Tuesday, March 8, 2011

An archived Elizabeth Bishop interview from the Paris Review here.

~

Her first memory: I remember my mother taking me for a ride on the swan boats here in Boston. I think I was three then. It was before we went back to Canada. Mother was dressed all in black—widows were in those days. She had a box of mixed peanuts and raisins. There were real swans floating around. I don’t think they have them anymore. A swan came up and she fed it and it bit her finger. Maybe she just told me this, but I believed it because she showed me her black kid glove and said, “See.” The finger was split. Well, I was thrilled to death! Robert Lowell put those swan boats in two or three of the Lord Weary’s Castle poems.

~

The Joseph Cornell boxes she loved:





~

& then her translation of the poem by Octavio Paz, which she also mentions:

Objects and Apparitions



Hexagons of wood and glass,
scarcely bigger than a shoe box,
with room in them for night and all it's lights.

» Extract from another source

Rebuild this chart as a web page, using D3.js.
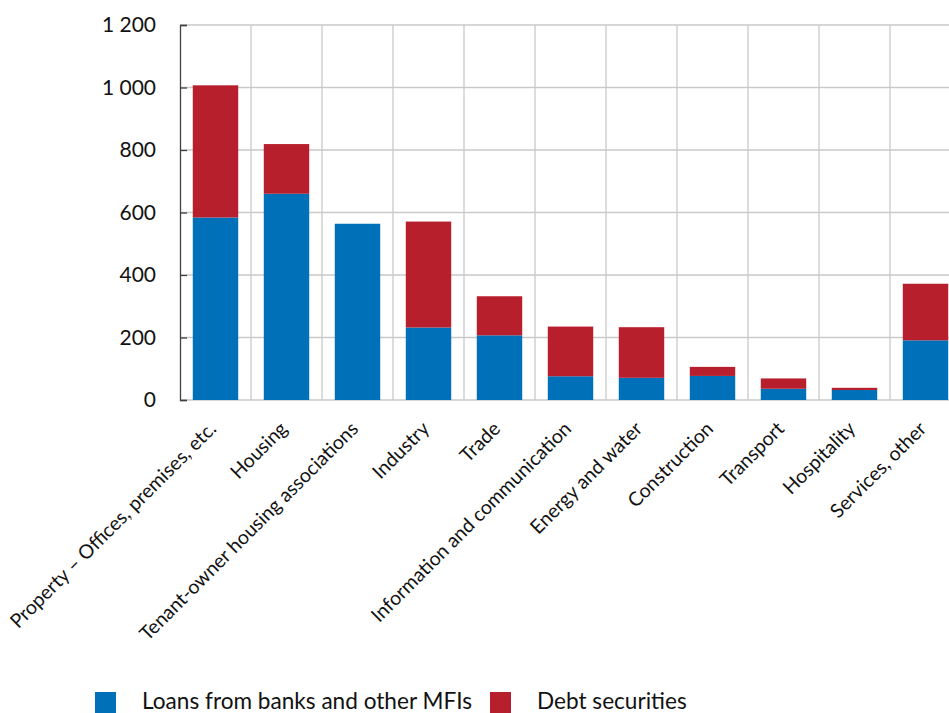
<!DOCTYPE html>
<html>
<head>
<meta charset="utf-8">
<script src="https://cdn.jsdelivr.net/npm/d3@7"></script>
<style>
  html, body { margin: 0; padding: 0; background: #fff; overflow: hidden; }
  svg { display: block; font-family: Lato, sans-serif; }
</style>
</head>
<body>
<svg id="chart" width="949" height="713"></svg>
<script>
// Lending to non-financial companies by sector, SEK billion
const categories = [
  "Property – Offices, premises, etc.",
  "Housing",
  "Tenant-owner housing associations",
  "Industry",
  "Trade",
  "Information and communication",
  "Energy and water",
  "Construction",
  "Transport",
  "Hospitality",
  "Services, other"
];
const loans = [584, 660, 564, 232, 207, 76, 71, 77, 36, 32, 191];
const debtSecurities = [423, 159, 0, 339, 125, 159, 162, 29, 33, 7, 181];
const seriesNames = ["Loans from banks and other MFIs", "Debt securities"];
const yTicks = [0, 200, 400, 600, 800, 1000, 1200];

const colors = ["#0070b8", "#b81f2d"];

const svg = d3.select("#chart");
const plot = { left: 180, top: 25, bottom: 400, step: 71 };
const plotRight = plot.left + plot.step * categories.length;

const x = d3.scaleBand()
  .domain(categories)
  .range([plot.left, plotRight])
  .paddingInner(0.36)
  .paddingOuter(0.18);

const y = d3.scaleLinear().domain([0, 1200]).range([plot.bottom, plot.top]);

const fmt = v => d3.format(",")(v).replace(/,/g, " ");

// horizontal grid
svg.append("g")
  .selectAll("line")
  .data(yTicks)
  .join("line")
  .attr("x1", plot.left).attr("x2", plotRight)
  .attr("y1", d => y(d)).attr("y2", d => y(d))
  .attr("stroke", "#c9c9c9").attr("stroke-width", 1.3);

// vertical grid between categories
svg.append("g")
  .selectAll("line")
  .data(categories.slice(1))
  .join("line")
  .attr("x1", d => x(d) - x.step() * x.paddingInner() / 2)
  .attr("x2", d => x(d) - x.step() * x.paddingInner() / 2)
  .attr("y1", plot.top).attr("y2", plot.bottom)
  .attr("stroke", "#c9c9c9").attr("stroke-width", 1.3);

// stacked bars
const rows = categories.map((c, i) => ({ cat: c, loans: loans[i], debt: debtSecurities[i] }));
const stack = d3.stack().keys(["loans", "debt"])(rows);

svg.append("g")
  .selectAll("g")
  .data(stack)
  .join("g")
  .attr("fill", (d, i) => colors[i])
  .selectAll("rect")
  .data(d => d)
  .join("rect")
  .attr("x", d => x(d.data.cat))
  .attr("width", x.bandwidth())
  .attr("y", d => y(d[1]))
  .attr("height", d => Math.max(0, y(d[0]) - y(d[1])));

// y axis
const yAxis = d3.axisLeft(y).tickValues(yTicks).tickFormat(fmt).tickSize(-7).tickPadding(24);
const ya = svg.append("g").attr("transform", `translate(${plot.left},0)`).call(yAxis);
ya.select(".domain").attr("stroke", "#404040").attr("stroke-width", 1.3);
ya.selectAll(".tick line").attr("stroke", "#404040").attr("stroke-width", 1.3);
ya.selectAll(".tick text")
  .attr("fill", "#111")
  .style("font-size", "21px")
  .style("font-family", "Lato, sans-serif");

// category labels, rotated, ending under each bar
svg.append("g")
  .selectAll("text")
  .data(categories)
  .join("text")
  .attr("transform", d => `translate(${x(d) + x.bandwidth() / 2 + 2},430) rotate(-45)`)
  .attr("text-anchor", "end")
  .attr("fill", "#111")
  .style("font-size", "19.5px")
  .text(d => d);

// legend
const legend = svg.append("g");
const legendItems = [
  { name: seriesNames[0], color: colors[0], sx: 95, tx: 142 },
  { name: seriesNames[1], color: colors[1], sx: 490, tx: 537 }
];
legend.selectAll("rect")
  .data(legendItems)
  .join("rect")
  .attr("x", d => d.sx).attr("y", 692)
  .attr("width", 21).attr("height", 21)
  .attr("fill", d => d.color);
legend.selectAll("text")
  .data(legendItems)
  .join("text")
  .attr("x", d => d.tx).attr("y", 708.5)
  .attr("fill", "#111")
  .style("font-size", "22.6px")
  .text(d => d.name);
</script>
</body>
</html>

Monuments to every moment,
refuse of every moment, used:
cages for infinity.

Marbles, buttons, thimbles, dice,
pins, stamps, and glass beads:
tales of time.

Memory weaves, unweaves the echoes:
in the four corners of the box
shadowless ladies play at hide and seek.

Fire buried in the mirror,
water sleeping in the agate:
solos of Jenny Colonne and Jenny Lind.

"One has to commit a painting," said Degas,
"the way one commits a crime." But you contructed
boxes where things hurry away from their names.

Slot machine of visions,
condensation flask for conversations,
hotel of crickets and constellations.

Minimal, incoherent fragments:
the opposite of History, creator of ruins,
out of your ruins you have made creations.

Theater of the spirits:
objects putting the laws
of identity through hoops.

The "Grand Hotel de la Couronne": in a vial,
the three of clubs and, very surprised,
Thumbelina in gardens of reflections.

A comb is a harp strummed by the glance
of a little girl
born dumb.

The reflector of the inner eye
scatters the spectacle:
God all alone above an extinct world.

The apparitions are manifest,
their bodies weigh less than light,
lasting as this phrase lasts.

Joseph Cornell: inside your boxes
my words became visible for a moment.